• [Do this]
Copy the records below exactly, leaving out any pictures.

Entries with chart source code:
⟨
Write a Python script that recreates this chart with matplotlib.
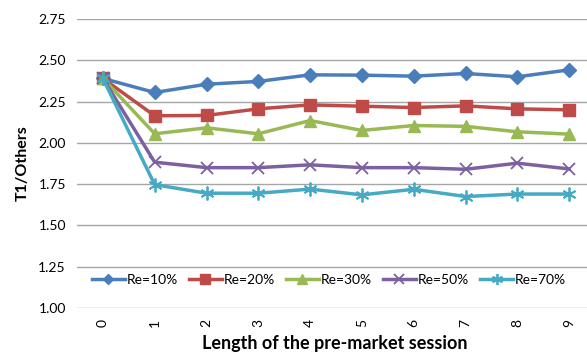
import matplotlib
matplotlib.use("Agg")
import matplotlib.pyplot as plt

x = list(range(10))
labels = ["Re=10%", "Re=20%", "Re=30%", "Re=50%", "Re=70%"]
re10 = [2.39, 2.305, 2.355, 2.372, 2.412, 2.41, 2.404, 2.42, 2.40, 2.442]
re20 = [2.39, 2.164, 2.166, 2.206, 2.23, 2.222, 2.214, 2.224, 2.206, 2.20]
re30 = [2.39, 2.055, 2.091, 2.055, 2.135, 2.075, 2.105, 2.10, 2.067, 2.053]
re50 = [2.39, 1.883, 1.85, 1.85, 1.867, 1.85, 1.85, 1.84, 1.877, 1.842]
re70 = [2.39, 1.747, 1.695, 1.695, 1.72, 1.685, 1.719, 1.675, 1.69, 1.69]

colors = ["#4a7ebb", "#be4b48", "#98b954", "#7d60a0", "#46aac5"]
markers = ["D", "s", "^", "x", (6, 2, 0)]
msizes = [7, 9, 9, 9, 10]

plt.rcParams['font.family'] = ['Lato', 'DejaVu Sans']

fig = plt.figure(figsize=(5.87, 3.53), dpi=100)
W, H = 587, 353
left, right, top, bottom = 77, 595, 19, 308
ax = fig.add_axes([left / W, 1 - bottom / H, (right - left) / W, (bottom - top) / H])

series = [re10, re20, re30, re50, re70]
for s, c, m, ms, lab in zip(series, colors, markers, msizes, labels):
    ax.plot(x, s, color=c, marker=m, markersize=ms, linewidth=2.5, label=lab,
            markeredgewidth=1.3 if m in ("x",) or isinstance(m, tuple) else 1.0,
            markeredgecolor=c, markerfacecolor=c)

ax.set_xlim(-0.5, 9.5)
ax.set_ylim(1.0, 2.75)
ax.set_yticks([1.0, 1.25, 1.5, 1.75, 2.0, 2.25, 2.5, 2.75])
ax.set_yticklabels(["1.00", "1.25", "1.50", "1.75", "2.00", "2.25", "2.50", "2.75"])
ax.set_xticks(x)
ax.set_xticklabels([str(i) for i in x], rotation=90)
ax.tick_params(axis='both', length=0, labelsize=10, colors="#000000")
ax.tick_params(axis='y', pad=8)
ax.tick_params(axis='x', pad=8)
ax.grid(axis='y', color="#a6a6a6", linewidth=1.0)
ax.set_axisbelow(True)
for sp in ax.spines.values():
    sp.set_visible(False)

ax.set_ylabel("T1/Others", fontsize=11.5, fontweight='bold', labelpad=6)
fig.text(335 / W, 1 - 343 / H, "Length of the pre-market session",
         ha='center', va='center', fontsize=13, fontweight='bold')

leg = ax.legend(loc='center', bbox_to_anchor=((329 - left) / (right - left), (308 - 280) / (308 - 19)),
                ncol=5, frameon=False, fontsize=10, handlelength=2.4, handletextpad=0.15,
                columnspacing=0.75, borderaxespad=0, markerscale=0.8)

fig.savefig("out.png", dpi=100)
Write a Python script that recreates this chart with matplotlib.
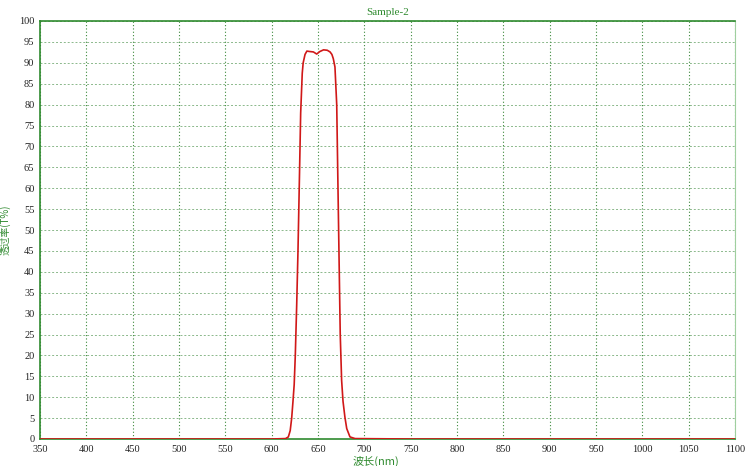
⟩
• [Task output]
Write a Python script that recreates this chart with matplotlib.
import matplotlib
matplotlib.use("Agg")
import matplotlib.pyplot as plt

x = list(range(10))
labels = ["Re=10%", "Re=20%", "Re=30%", "Re=50%", "Re=70%"]
re10 = [2.39, 2.305, 2.355, 2.372, 2.412, 2.41, 2.404, 2.42, 2.40, 2.442]
re20 = [2.39, 2.164, 2.166, 2.206, 2.23, 2.222, 2.214, 2.224, 2.206, 2.20]
re30 = [2.39, 2.055, 2.091, 2.055, 2.135, 2.075, 2.105, 2.10, 2.067, 2.053]
re50 = [2.39, 1.883, 1.85, 1.85, 1.867, 1.85, 1.85, 1.84, 1.877, 1.842]
re70 = [2.39, 1.747, 1.695, 1.695, 1.72, 1.685, 1.719, 1.675, 1.69, 1.69]

colors = ["#4a7ebb", "#be4b48", "#98b954", "#7d60a0", "#46aac5"]
markers = ["D", "s", "^", "x", (6, 2, 0)]
msizes = [7, 9, 9, 9, 10]

plt.rcParams['font.family'] = ['Lato', 'DejaVu Sans']

fig = plt.figure(figsize=(5.87, 3.53), dpi=100)
W, H = 587, 353
left, right, top, bottom = 77, 595, 19, 308
ax = fig.add_axes([left / W, 1 - bottom / H, (right - left) / W, (bottom - top) / H])

series = [re10, re20, re30, re50, re70]
for s, c, m, ms, lab in zip(series, colors, markers, msizes, labels):
    ax.plot(x, s, color=c, marker=m, markersize=ms, linewidth=2.5, label=lab,
            markeredgewidth=1.3 if m in ("x",) or isinstance(m, tuple) else 1.0,
            markeredgecolor=c, markerfacecolor=c)

ax.set_xlim(-0.5, 9.5)
ax.set_ylim(1.0, 2.75)
ax.set_yticks([1.0, 1.25, 1.5, 1.75, 2.0, 2.25, 2.5, 2.75])
ax.set_yticklabels(["1.00", "1.25", "1.50", "1.75", "2.00", "2.25", "2.50", "2.75"])
ax.set_xticks(x)
ax.set_xticklabels([str(i) for i in x], rotation=90)
ax.tick_params(axis='both', length=0, labelsize=10, colors="#000000")
ax.tick_params(axis='y', pad=8)
ax.tick_params(axis='x', pad=8)
ax.grid(axis='y', color="#a6a6a6", linewidth=1.0)
ax.set_axisbelow(True)
for sp in ax.spines.values():
    sp.set_visible(False)

ax.set_ylabel("T1/Others", fontsize=11.5, fontweight='bold', labelpad=6)
fig.text(335 / W, 1 - 343 / H, "Length of the pre-market session",
         ha='center', va='center', fontsize=13, fontweight='bold')

leg = ax.legend(loc='center', bbox_to_anchor=((329 - left) / (right - left), (308 - 280) / (308 - 19)),
                ncol=5, frameon=False, fontsize=10, handlelength=2.4, handletextpad=0.15,
                columnspacing=0.75, borderaxespad=0, markerscale=0.8)

fig.savefig("out.png", dpi=100)
Write a Python script that recreates this chart with matplotlib.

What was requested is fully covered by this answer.